- **PROBLEM REQUIREMENTS**
Scan the lines below; pull out those with "this".

- **PROVIDED DATA**
--- Start ---

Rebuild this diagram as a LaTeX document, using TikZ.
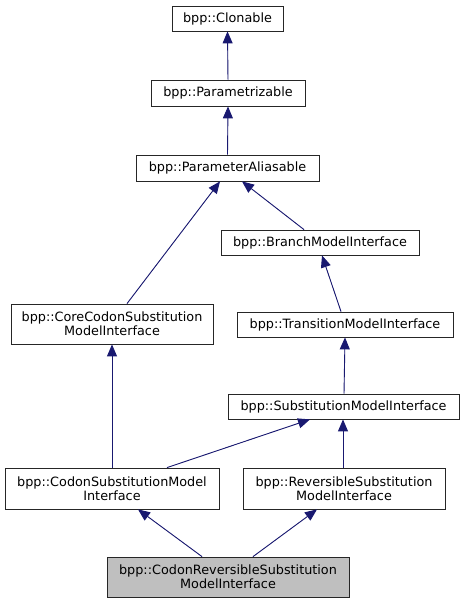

--- End ---
--- Start ---

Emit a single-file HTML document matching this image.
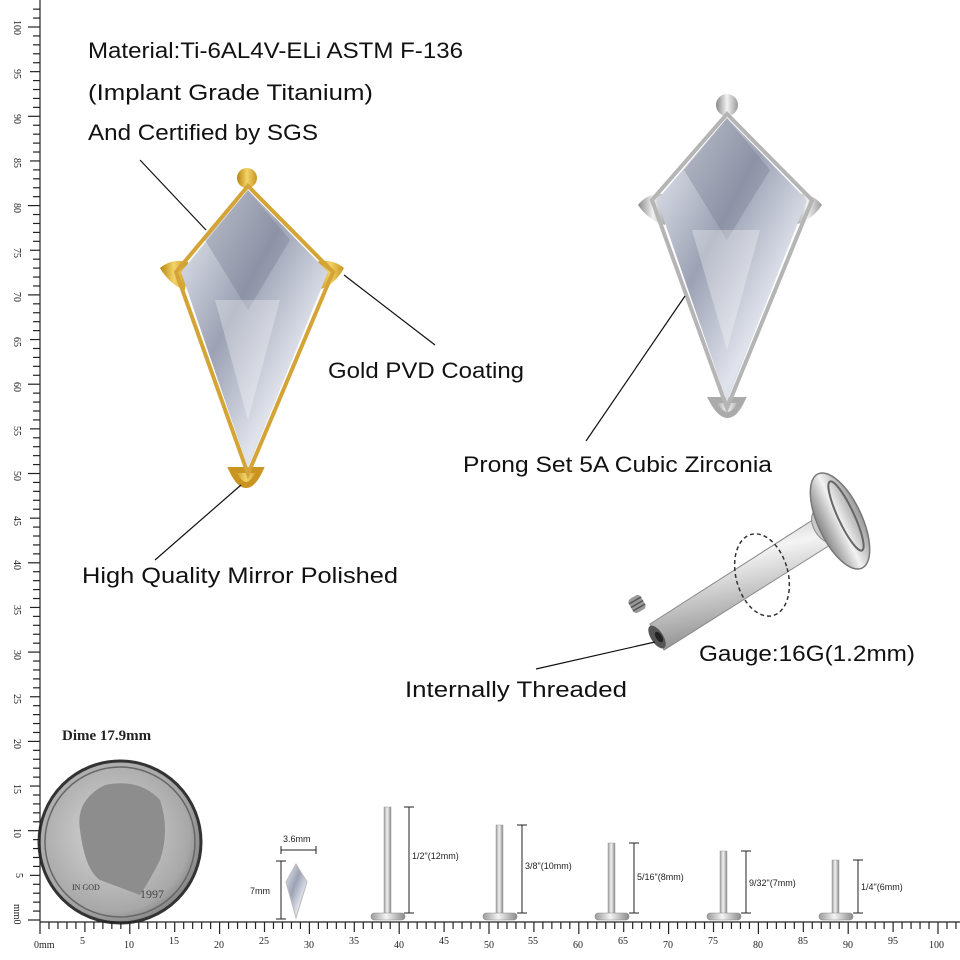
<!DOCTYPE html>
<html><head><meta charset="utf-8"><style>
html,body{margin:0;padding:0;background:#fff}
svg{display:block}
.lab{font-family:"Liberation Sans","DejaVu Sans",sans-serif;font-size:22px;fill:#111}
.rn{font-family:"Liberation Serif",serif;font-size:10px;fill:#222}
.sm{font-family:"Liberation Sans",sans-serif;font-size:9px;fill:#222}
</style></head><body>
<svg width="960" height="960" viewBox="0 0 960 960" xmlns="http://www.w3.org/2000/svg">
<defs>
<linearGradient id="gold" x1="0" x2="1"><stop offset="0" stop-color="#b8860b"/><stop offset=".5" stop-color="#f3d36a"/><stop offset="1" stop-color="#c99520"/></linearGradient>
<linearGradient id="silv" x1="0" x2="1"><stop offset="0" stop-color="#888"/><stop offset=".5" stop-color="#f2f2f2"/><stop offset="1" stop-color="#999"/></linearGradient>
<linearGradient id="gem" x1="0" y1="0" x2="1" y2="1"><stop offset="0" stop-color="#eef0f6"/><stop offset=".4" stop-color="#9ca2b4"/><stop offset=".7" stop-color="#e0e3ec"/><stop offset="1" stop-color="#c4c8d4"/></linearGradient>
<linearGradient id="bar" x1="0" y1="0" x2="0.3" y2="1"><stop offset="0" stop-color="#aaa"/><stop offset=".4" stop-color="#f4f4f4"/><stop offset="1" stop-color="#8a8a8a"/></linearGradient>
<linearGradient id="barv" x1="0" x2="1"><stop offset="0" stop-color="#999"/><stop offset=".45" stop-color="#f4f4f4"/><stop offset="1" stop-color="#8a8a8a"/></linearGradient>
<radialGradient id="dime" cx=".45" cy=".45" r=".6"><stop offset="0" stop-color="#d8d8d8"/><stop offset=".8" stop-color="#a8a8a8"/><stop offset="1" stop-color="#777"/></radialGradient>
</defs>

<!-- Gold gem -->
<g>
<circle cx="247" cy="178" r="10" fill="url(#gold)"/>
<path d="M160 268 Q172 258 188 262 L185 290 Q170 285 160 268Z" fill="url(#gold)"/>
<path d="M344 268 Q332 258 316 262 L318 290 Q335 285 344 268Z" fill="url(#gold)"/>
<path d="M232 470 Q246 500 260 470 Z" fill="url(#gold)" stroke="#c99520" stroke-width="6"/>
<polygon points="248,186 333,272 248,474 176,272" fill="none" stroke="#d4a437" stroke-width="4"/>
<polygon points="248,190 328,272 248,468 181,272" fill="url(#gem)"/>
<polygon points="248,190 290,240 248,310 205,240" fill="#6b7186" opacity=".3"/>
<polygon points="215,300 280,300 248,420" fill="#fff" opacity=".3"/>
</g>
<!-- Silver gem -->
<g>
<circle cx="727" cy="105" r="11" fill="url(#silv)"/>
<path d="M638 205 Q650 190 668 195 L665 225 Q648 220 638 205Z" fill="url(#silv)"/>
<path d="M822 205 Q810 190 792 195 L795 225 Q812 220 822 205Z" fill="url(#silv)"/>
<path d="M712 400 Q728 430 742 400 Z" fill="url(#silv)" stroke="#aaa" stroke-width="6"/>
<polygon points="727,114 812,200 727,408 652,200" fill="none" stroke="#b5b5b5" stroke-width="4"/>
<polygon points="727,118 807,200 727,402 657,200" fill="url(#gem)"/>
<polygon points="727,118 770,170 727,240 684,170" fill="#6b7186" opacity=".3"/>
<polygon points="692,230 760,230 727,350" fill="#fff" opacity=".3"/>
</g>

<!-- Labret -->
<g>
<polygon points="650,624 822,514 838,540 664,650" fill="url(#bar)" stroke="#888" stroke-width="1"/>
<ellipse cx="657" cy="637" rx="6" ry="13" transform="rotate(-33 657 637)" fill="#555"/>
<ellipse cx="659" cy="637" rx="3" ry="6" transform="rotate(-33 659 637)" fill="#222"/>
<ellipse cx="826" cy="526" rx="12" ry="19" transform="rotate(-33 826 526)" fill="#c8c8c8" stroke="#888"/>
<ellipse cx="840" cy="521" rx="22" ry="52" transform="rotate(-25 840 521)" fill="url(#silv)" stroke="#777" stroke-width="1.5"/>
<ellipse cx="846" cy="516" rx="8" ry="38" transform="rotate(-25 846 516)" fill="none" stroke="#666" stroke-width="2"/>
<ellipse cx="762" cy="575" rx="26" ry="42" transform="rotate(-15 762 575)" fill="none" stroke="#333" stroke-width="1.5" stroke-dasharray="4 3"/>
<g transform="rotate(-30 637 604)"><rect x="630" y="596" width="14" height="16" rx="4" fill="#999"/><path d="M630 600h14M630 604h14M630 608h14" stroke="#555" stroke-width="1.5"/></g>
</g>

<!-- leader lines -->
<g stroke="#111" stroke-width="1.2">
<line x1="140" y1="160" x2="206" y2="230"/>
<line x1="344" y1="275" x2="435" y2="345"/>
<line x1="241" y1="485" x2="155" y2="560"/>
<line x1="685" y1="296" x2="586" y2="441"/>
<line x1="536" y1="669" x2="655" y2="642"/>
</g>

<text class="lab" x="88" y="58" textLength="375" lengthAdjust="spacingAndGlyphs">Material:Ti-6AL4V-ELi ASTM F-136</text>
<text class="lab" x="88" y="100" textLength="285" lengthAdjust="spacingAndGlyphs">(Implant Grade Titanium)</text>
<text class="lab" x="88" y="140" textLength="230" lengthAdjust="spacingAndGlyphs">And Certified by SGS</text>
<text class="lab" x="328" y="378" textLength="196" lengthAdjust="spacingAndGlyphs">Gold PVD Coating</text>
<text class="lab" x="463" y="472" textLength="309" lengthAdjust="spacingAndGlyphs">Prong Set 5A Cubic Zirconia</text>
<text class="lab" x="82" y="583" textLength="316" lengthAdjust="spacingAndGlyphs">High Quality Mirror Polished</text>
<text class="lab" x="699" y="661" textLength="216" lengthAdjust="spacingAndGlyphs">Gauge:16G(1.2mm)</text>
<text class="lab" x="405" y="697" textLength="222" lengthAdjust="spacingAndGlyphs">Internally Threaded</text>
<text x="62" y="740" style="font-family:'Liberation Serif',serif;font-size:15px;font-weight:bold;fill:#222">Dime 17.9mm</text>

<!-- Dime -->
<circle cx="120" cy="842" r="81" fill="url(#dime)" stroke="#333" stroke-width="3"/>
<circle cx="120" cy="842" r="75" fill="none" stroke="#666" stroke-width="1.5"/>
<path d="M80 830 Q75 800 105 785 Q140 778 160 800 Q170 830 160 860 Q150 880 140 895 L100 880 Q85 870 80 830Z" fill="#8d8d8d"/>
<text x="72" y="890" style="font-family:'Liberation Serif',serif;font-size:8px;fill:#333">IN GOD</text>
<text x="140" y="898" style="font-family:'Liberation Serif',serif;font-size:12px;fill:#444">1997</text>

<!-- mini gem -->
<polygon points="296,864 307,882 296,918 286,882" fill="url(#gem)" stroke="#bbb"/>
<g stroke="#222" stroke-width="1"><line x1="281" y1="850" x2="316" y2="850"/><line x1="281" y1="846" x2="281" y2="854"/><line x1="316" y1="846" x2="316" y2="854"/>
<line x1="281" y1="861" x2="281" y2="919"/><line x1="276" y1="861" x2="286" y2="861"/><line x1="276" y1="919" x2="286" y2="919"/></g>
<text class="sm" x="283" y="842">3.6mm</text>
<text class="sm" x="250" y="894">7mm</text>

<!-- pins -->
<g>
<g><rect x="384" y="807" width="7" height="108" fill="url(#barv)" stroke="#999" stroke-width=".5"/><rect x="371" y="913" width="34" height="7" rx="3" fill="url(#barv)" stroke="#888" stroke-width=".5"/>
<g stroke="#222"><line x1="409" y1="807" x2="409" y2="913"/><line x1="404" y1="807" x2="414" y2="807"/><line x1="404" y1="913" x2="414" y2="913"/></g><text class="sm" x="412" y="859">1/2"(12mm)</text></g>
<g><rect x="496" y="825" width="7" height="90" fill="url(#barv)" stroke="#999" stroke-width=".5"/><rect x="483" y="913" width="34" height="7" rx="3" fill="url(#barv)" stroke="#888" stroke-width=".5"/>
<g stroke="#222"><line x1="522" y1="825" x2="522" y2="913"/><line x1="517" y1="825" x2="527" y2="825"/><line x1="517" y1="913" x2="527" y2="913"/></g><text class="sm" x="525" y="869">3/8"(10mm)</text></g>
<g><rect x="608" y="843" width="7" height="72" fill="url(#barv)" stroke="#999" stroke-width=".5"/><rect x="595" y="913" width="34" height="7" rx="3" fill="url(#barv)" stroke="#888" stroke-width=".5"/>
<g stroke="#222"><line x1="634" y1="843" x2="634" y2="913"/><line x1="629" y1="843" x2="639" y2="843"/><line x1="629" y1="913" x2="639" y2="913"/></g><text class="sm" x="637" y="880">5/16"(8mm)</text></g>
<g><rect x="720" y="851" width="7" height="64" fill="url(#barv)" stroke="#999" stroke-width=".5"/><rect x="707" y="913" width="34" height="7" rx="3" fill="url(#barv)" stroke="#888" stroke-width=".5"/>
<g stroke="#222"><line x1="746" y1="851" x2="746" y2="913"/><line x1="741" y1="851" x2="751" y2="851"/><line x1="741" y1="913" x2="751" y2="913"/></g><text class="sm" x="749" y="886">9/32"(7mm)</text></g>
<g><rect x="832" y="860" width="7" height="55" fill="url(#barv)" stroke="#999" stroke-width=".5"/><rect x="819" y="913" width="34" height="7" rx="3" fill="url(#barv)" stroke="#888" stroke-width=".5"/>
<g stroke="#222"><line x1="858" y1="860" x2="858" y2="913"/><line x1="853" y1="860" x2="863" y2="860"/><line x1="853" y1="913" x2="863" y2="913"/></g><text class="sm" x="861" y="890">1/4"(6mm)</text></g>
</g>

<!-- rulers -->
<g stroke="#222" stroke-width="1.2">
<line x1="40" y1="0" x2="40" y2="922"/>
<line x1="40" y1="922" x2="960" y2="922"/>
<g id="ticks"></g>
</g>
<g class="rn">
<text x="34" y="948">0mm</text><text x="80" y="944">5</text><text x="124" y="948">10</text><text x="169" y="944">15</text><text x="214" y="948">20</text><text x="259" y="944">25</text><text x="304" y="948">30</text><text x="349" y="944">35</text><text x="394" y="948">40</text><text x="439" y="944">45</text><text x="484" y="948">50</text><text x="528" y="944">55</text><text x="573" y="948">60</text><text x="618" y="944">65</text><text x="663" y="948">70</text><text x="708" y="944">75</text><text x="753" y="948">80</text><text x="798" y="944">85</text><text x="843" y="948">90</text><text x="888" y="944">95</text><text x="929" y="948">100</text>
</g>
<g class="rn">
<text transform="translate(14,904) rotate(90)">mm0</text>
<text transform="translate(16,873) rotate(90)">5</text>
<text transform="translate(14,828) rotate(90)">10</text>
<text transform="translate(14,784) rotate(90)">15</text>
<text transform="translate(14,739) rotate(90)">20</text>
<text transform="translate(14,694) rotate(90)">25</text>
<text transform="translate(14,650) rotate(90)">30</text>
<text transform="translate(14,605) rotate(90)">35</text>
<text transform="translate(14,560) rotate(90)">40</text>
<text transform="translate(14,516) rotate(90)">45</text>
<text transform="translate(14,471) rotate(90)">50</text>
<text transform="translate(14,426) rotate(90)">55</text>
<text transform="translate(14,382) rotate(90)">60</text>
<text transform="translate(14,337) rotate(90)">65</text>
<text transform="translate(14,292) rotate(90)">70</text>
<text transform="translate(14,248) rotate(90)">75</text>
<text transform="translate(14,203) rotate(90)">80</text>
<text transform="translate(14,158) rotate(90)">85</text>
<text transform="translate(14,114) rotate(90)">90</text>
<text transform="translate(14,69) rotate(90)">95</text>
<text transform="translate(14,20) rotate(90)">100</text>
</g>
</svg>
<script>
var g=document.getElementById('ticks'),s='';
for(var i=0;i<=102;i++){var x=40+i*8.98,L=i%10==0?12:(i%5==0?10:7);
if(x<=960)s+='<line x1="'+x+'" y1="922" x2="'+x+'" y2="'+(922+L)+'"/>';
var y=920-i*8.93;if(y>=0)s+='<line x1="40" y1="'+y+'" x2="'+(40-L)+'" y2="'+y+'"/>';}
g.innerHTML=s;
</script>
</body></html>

--- End ---
--- Start ---

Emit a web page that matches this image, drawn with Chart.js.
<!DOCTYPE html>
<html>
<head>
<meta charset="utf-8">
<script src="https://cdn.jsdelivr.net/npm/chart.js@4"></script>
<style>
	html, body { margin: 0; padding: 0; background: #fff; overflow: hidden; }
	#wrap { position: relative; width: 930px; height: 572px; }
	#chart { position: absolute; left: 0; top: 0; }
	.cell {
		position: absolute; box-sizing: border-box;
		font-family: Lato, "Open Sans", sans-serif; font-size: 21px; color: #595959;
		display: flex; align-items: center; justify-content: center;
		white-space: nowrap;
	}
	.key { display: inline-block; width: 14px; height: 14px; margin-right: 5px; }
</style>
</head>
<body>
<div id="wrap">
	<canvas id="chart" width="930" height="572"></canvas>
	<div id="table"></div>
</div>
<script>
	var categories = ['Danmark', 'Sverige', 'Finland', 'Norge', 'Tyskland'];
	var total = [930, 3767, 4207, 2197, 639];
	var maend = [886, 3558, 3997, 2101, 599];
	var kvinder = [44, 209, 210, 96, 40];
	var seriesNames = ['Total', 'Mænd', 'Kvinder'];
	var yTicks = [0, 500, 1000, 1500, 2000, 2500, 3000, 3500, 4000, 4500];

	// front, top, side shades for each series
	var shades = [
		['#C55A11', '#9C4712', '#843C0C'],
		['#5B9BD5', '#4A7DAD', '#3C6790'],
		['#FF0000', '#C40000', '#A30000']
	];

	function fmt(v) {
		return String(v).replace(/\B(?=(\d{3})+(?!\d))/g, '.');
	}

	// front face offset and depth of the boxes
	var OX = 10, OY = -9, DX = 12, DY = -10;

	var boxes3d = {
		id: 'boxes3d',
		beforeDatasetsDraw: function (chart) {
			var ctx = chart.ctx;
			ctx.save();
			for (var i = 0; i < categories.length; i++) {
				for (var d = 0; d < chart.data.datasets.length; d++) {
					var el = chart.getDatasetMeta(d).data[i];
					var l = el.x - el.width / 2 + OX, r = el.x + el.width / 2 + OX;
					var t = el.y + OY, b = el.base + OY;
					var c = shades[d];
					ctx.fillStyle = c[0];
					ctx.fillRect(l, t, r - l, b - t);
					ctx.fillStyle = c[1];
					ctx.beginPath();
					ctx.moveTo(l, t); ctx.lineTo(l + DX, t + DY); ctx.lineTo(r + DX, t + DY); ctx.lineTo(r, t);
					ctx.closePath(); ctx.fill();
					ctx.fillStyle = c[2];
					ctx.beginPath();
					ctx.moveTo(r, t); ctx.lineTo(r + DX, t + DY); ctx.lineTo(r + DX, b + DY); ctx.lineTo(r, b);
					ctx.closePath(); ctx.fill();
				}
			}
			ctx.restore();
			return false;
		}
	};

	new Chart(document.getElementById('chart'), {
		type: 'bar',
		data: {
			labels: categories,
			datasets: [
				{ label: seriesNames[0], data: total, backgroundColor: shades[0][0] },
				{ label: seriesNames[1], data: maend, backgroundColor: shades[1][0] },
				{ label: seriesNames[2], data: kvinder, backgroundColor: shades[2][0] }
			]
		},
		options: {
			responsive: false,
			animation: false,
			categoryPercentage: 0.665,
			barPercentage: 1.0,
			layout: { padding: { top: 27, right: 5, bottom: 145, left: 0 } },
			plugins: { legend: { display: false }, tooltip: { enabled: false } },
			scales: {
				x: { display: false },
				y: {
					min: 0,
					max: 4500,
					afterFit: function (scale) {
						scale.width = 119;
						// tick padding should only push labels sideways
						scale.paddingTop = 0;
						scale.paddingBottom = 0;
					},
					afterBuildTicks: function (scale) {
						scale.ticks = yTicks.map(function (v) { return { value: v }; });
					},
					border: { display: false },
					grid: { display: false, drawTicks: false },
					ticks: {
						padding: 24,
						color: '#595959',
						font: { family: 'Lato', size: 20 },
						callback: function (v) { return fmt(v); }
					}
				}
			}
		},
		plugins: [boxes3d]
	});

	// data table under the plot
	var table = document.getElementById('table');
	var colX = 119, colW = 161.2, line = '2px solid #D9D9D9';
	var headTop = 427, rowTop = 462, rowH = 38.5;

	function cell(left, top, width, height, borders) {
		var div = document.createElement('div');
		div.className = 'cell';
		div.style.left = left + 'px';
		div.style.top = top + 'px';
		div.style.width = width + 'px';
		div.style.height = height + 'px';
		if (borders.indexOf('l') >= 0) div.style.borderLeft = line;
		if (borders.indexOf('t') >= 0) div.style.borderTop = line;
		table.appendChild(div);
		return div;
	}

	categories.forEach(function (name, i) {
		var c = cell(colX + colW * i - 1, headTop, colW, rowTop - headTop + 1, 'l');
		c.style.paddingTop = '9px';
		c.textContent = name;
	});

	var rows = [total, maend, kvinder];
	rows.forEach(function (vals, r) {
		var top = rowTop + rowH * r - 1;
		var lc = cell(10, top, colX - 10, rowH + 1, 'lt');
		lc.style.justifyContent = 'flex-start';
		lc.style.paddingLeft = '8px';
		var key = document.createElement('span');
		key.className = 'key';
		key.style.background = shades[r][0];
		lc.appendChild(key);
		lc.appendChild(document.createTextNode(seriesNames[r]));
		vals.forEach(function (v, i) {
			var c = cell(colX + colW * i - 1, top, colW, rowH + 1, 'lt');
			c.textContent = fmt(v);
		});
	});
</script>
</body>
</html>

--- End ---

- **ANSWER TO THE TASK**
Rebuild this diagram as a LaTeX document, using TikZ.
Emit a single-file HTML document matching this image.
Emit a web page that matches this image, drawn with Chart.js.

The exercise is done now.